Recovery of rare earth elements adsorbed on clay minerals: I. Desorption mechanism

The ongoing development of new, advanced technologies created increasing demands for rare earth elements (REE) in the international markets, with emphasis on identifying new resources to ensure adequate supply and access. The present study investigates the use of clay minerals as a source for extracting rare earth metals by leaching with sulfate and chloride salts. It was found that REE adsorbed on clays can be easily recovered via an ion-exchange mechanism during leaching with monovalent salt solutions under ambient conditions. The leaching efficiency of various salts at 0.5 M and 25 °C was investigated as a function of monovalent cation type (i.e. Li+, Na+, Cs+ and NH4+) and salt system (sulfates vs. chlorides). The initial concentration was based on a 3:1 stoichiometric ratio between all trivalent lanthanides in the clay and the exchange monovalent cation. Leaching efficiency (in terms of % REE extracted) decreased in the order Cs+ > NH4+ > Na+ > Li+, from 90% to ~ 60%, respectively, with sulfates exhibiting ~ 10% better extraction behavior than chlorides. Differences in rare earth metal desorption capability were explained in terms of differences in cation hydration energies: species with low hydration energy extract to a lesser degree compared to species with high hydration energy (i.e. higher affinity for water).

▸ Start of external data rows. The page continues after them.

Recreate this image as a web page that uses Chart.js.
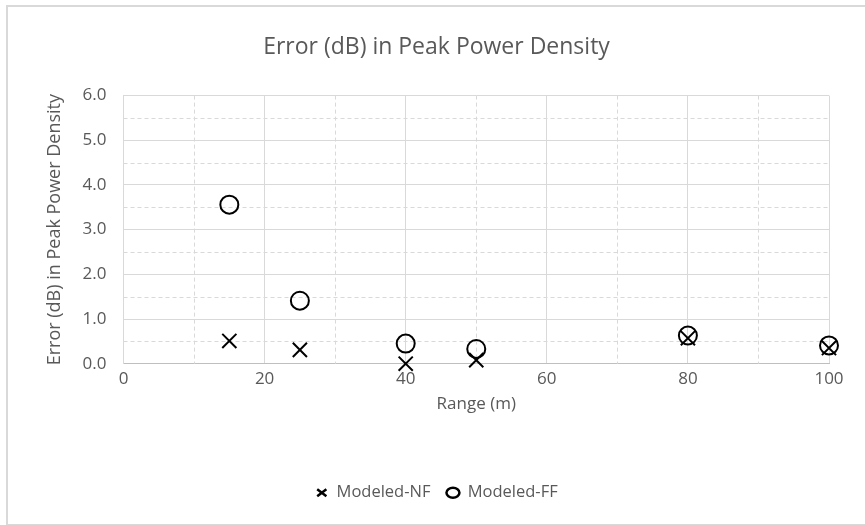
<!DOCTYPE html>
<html>
<head>
<meta charset="utf-8">
<script src="https://cdn.jsdelivr.net/npm/chart.js@4"></script>
<style>
  html, body { margin: 0; padding: 0; background: #fff; }
  #frame {
    position: absolute; left: 6px; top: 5px;
    width: 870px; height: 517px;
    border: 2px solid #d9d9d9; background: #fff;
  }
  #wrap { position: absolute; left: -8px; top: -7px; width: 865px; height: 525px; }
</style>
</head>
<body>
<div id="frame"><div id="wrap"><canvas id="chart" width="865" height="525"></canvas></div></div>
<script>
// Range (m)
const rangeNF = [15, 25, 40, 50, 80, 100];
const errorNF = [0.51, 0.31, 0.0, 0.08, 0.57, 0.35];
const rangeFF = [15, 25, 40, 50, 80, 100];
const errorFF = [3.56, 1.41, 0.45, 0.33, 0.63, 0.41];

const xMinorTicks = [10, 30, 50, 70, 90];
const yMinorTicks = [0.5, 1.5, 2.5, 3.5, 4.5, 5.5];

const textColor = "#595959";
const gridColor = "#d9d9d9";
const fontFamily = "'Open Sans', sans-serif";

// dashed minor gridlines, positioned with the chart's own scales
const minorGrid = {
  id: "minorGrid",
  beforeDatasetsDraw(chart) {
    const { ctx, chartArea, scales } = chart;
    ctx.save();
    ctx.strokeStyle = gridColor;
    ctx.lineWidth = 1;
    ctx.setLineDash([4, 3]);
    xMinorTicks.forEach((v) => {
      const px = Math.round(scales.x.getPixelForValue(v)) + 0.5;
      ctx.beginPath();
      ctx.moveTo(px, chartArea.top);
      ctx.lineTo(px, chartArea.bottom);
      ctx.stroke();
    });
    yMinorTicks.forEach((v) => {
      const py = Math.round(scales.y.getPixelForValue(v)) + 0.5;
      ctx.beginPath();
      ctx.moveTo(chartArea.left, py);
      ctx.lineTo(chartArea.right, py);
      ctx.stroke();
    });
    ctx.restore();
  },
};

const toPoints = (xs, ys) => xs.map((x, i) => ({ x: x, y: ys[i] }));

new Chart(document.getElementById("chart").getContext("2d"), {
  type: "scatter",
  data: {
    datasets: [
      {
        label: "Modeled-NF",
        data: toPoints(rangeNF, errorNF),
        pointStyle: "crossRot",
        pointRadius: 10,
        borderColor: "#000",
        backgroundColor: "#000",
        pointBorderWidth: 2,
        clip: false,
      },
      {
        label: "Modeled-FF",
        data: toPoints(rangeFF, errorFF),
        pointStyle: "circle",
        pointRadius: 9,
        borderColor: "#000",
        backgroundColor: "rgba(0,0,0,0)",
        pointBorderWidth: 2,
        clip: false,
      },
    ],
  },
  options: {
    responsive: false,
    animation: false,
    layout: { padding: { left: 44, right: 36, top: 12, bottom: 14 } },
    plugins: {
      title: {
        display: true,
        text: "Error (dB) in Peak Power Density",
        color: textColor,
        font: { family: fontFamily, size: 23, weight: "normal" },
        padding: { top: 22, bottom: 34 },
      },
      legend: {
        position: "bottom",
        labels: {
          usePointStyle: true,
          pointStyleWidth: 13,
          boxHeight: 7,
          color: textColor,
          font: { family: fontFamily, size: 16.5 },
          padding: 16,
          generateLabels(chart) {
            return chart.data.datasets.map((ds, i) => ({
              text: ds.label,
              fillStyle: "rgba(0,0,0,0)",
              strokeStyle: "#000",
              lineWidth: 2.5,
              pointStyle: ds.pointStyle,
              fontColor: textColor,
              datasetIndex: i,
            }));
          },
        },
      },
      tooltip: { enabled: false },
    },
    scales: {
      x: {
        type: "linear",
        min: 0,
        max: 100,
        ticks: { stepSize: 20, color: textColor, font: { family: fontFamily, size: 17 }, padding: 5 },
        grid: { color: gridColor, drawTicks: false },
        border: { color: "#bfbfbf" },
        title: {
          display: true,
          text: "Range (m)",
          color: textColor,
          font: { family: fontFamily, size: 17 },
          padding: { top: 0, bottom: 54 },
        },
      },
      y: {
        min: 0,
        max: 6,
        ticks: {
          stepSize: 1,
          color: textColor,
          font: { family: fontFamily, size: 17 },
          padding: 17,
          callback: (v) => v.toFixed(1),
        },
        grid: { color: gridColor, drawTicks: false },
        border: { color: gridColor },
        title: {
          display: true,
          text: "Error (dB) in Peak Power Density",
          color: textColor,
          font: { family: fontFamily, size: 18 },
          padding: { top: 0, bottom: 0 },
        },
      },
    },
  },
  plugins: [minorGrid],
});
</script>
</body>
</html>
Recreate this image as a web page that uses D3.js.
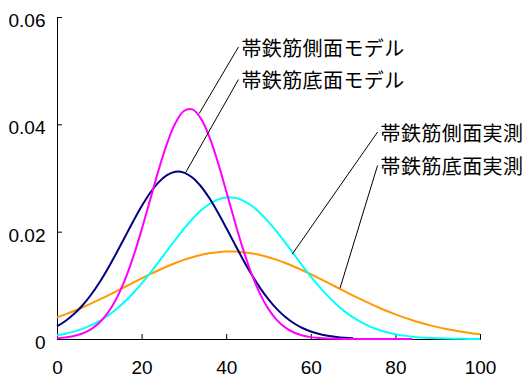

Based on these findings, (NH4)2SO4 was identified as the lixiviant of choice for further studies.

► Rare earth elements (REE) adsorbed on clays are recovered by leaching with monovalent salt solutions.
► The mechanism is a fast kinetics ion-exchange process between M(I) and Ln(III).
► REE leaching efficiency decreased in the order Cs+ > NH4+ > Na+ > Li+.
► Sulfate-based lixiviants offer better extraction levels than chlorides under same conditions.
► Different desorption capabilities are linked to differences in cation hydration energies.